DATASET EXCERPT
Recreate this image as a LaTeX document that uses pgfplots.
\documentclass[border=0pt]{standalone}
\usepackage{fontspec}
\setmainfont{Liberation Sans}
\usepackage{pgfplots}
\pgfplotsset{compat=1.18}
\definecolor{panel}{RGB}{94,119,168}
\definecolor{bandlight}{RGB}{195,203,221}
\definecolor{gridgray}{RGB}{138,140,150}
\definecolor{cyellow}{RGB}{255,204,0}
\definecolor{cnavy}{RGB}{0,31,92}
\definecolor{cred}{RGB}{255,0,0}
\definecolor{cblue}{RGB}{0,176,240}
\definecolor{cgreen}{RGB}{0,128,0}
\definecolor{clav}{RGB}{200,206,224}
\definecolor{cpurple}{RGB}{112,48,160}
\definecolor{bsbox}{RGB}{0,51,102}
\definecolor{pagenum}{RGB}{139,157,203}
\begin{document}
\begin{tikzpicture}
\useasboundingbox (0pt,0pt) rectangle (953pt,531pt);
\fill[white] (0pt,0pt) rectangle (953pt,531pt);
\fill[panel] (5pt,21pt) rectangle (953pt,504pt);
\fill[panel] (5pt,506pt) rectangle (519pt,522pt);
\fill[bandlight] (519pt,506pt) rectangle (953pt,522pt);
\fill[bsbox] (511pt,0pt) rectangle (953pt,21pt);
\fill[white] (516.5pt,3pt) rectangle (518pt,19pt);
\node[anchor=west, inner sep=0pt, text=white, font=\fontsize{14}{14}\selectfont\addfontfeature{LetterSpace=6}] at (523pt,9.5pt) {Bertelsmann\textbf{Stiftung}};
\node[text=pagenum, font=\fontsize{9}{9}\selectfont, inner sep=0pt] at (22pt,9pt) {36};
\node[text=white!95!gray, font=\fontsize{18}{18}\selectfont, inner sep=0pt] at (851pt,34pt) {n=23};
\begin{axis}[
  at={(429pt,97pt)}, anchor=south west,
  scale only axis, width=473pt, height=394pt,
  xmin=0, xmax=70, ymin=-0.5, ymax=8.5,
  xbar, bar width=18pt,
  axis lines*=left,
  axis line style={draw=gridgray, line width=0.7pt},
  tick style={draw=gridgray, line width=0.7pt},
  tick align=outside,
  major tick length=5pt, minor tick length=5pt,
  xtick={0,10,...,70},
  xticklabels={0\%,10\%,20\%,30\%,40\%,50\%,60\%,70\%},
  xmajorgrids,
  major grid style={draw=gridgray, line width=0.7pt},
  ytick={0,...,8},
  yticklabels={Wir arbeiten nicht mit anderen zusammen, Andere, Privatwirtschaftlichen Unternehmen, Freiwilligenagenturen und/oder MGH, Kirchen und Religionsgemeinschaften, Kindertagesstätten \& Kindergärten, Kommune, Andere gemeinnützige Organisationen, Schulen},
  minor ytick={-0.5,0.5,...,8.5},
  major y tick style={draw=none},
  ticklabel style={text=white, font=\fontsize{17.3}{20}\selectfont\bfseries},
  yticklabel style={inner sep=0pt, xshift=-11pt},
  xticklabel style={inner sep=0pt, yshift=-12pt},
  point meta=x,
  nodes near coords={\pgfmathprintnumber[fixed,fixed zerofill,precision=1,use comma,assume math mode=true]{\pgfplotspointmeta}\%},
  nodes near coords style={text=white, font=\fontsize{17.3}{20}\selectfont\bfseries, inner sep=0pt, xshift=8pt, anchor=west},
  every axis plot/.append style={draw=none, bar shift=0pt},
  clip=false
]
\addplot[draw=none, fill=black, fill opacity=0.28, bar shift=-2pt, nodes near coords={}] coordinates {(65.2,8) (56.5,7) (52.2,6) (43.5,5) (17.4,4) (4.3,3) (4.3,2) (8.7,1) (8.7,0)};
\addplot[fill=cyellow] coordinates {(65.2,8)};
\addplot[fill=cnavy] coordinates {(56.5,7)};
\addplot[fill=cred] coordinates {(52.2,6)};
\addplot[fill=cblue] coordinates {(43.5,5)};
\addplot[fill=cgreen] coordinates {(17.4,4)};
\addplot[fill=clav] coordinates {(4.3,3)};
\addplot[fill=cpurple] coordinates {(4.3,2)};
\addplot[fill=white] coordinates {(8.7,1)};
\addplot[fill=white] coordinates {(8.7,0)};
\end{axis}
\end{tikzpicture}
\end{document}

WHAT THIS TASK INVOLVES
Copy out the whole listing, exactly as written.

RESPONSE
Recreate this image as a LaTeX document that uses pgfplots.
\documentclass[border=0pt]{standalone}
\usepackage{fontspec}
\setmainfont{Liberation Sans}
\usepackage{pgfplots}
\pgfplotsset{compat=1.18}
\definecolor{panel}{RGB}{94,119,168}
\definecolor{bandlight}{RGB}{195,203,221}
\definecolor{gridgray}{RGB}{138,140,150}
\definecolor{cyellow}{RGB}{255,204,0}
\definecolor{cnavy}{RGB}{0,31,92}
\definecolor{cred}{RGB}{255,0,0}
\definecolor{cblue}{RGB}{0,176,240}
\definecolor{cgreen}{RGB}{0,128,0}
\definecolor{clav}{RGB}{200,206,224}
\definecolor{cpurple}{RGB}{112,48,160}
\definecolor{bsbox}{RGB}{0,51,102}
\definecolor{pagenum}{RGB}{139,157,203}
\begin{document}
\begin{tikzpicture}
\useasboundingbox (0pt,0pt) rectangle (953pt,531pt);
\fill[white] (0pt,0pt) rectangle (953pt,531pt);
\fill[panel] (5pt,21pt) rectangle (953pt,504pt);
\fill[panel] (5pt,506pt) rectangle (519pt,522pt);
\fill[bandlight] (519pt,506pt) rectangle (953pt,522pt);
\fill[bsbox] (511pt,0pt) rectangle (953pt,21pt);
\fill[white] (516.5pt,3pt) rectangle (518pt,19pt);
\node[anchor=west, inner sep=0pt, text=white, font=\fontsize{14}{14}\selectfont\addfontfeature{LetterSpace=6}] at (523pt,9.5pt) {Bertelsmann\textbf{Stiftung}};
\node[text=pagenum, font=\fontsize{9}{9}\selectfont, inner sep=0pt] at (22pt,9pt) {36};
\node[text=white!95!gray, font=\fontsize{18}{18}\selectfont, inner sep=0pt] at (851pt,34pt) {n=23};
\begin{axis}[
  at={(429pt,97pt)}, anchor=south west,
  scale only axis, width=473pt, height=394pt,
  xmin=0, xmax=70, ymin=-0.5, ymax=8.5,
  xbar, bar width=18pt,
  axis lines*=left,
  axis line style={draw=gridgray, line width=0.7pt},
  tick style={draw=gridgray, line width=0.7pt},
  tick align=outside,
  major tick length=5pt, minor tick length=5pt,
  xtick={0,10,...,70},
  xticklabels={0\%,10\%,20\%,30\%,40\%,50\%,60\%,70\%},
  xmajorgrids,
  major grid style={draw=gridgray, line width=0.7pt},
  ytick={0,...,8},
  yticklabels={Wir arbeiten nicht mit anderen zusammen, Andere, Privatwirtschaftlichen Unternehmen, Freiwilligenagenturen und/oder MGH, Kirchen und Religionsgemeinschaften, Kindertagesstätten \& Kindergärten, Kommune, Andere gemeinnützige Organisationen, Schulen},
  minor ytick={-0.5,0.5,...,8.5},
  major y tick style={draw=none},
  ticklabel style={text=white, font=\fontsize{17.3}{20}\selectfont\bfseries},
  yticklabel style={inner sep=0pt, xshift=-11pt},
  xticklabel style={inner sep=0pt, yshift=-12pt},
  point meta=x,
  nodes near coords={\pgfmathprintnumber[fixed,fixed zerofill,precision=1,use comma,assume math mode=true]{\pgfplotspointmeta}\%},
  nodes near coords style={text=white, font=\fontsize{17.3}{20}\selectfont\bfseries, inner sep=0pt, xshift=8pt, anchor=west},
  every axis plot/.append style={draw=none, bar shift=0pt},
  clip=false
]
\addplot[draw=none, fill=black, fill opacity=0.28, bar shift=-2pt, nodes near coords={}] coordinates {(65.2,8) (56.5,7) (52.2,6) (43.5,5) (17.4,4) (4.3,3) (4.3,2) (8.7,1) (8.7,0)};
\addplot[fill=cyellow] coordinates {(65.2,8)};
\addplot[fill=cnavy] coordinates {(56.5,7)};
\addplot[fill=cred] coordinates {(52.2,6)};
\addplot[fill=cblue] coordinates {(43.5,5)};
\addplot[fill=cgreen] coordinates {(17.4,4)};
\addplot[fill=clav] coordinates {(4.3,3)};
\addplot[fill=cpurple] coordinates {(4.3,2)};
\addplot[fill=white] coordinates {(8.7,1)};
\addplot[fill=white] coordinates {(8.7,0)};
\end{axis}
\end{tikzpicture}
\end{document}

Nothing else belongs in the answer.